Tatsächlich befindet sich die klassische Forstwirtschaft aktuell in einer schwierigen Lage. Der Klimawandel setzt den Wäldern zu – Hitze, Trockenheit und Stürme bereiten den Forstwirten zunehmend Probleme. Vor allem die Fichten, eine sehr wasserbedürftige Baumart, sind im Trockenstress und damit umso anfälliger für den Borkenkäfer und andere Schädlinge. Viele Bäume müssen zwangsgenutzt werden, doch mit dem steigenden Holzangebot sinken zugleich die Preise. Kostete der Festmeter Fichte zu Spitzenzeiten knapp 100 Euro, liegt der Preis für „Schadholz" jetzt bei 30 Euro – er deckt kaum die Kosten, um die Bäume aus dem Wald zu holen. „Der Holzmarkt ist komplett am Boden. Das führt zu massiven Einkommensverlusten für die Besitzer, die das Geld eigentlich gerade jetzt bräuchten, um in den Waldumbau zu investieren", sagt Karsten Spinner von der AGDW. Der Verband fordert deshalb öffentliche Gelder als Unterstützung.

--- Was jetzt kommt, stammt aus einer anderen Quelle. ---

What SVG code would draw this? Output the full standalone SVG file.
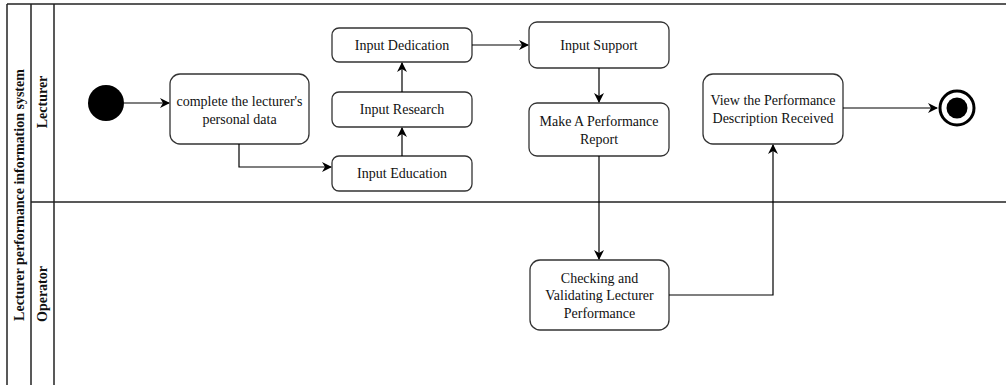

Die Douglasie gehört zu den neuen Baumsorten
Viele Baumbesitzer haben mittlerweile reagiert und setzen auf neue, klimatolerantere Baumsorten. Allen voran die Douglasie, die ursprünglich aus Nordamerika stammt. „Sie kommt zwar gut durch die Sommertrockenheit, aber sie braucht Niederschläge im Winter. Nur dann ist sie widerstandsfähig. Sie mag keine trockenen Winter", gibt Knut Sturm allerdings zu bedenken. Momentan sei es noch zu früh für eine Bewertung. „Es gibt eingeführte Baumarten, die sich bei uns etabliert haben, wie die Esskastanie in Süddeutschland, die einst die Römer mitgebracht haben. Das zeigt aber auch, über welche Zeiträume wir reden", so Sturm. Auf der anderen Seite leiden auch die alten Buchenwälder unter dem Klimawandel. Angesichts dieser neuen Herausforderung könnte die Frage der Nachhaltigkeit in der Forstwirtschaft bald ganz neu beantwortet werden.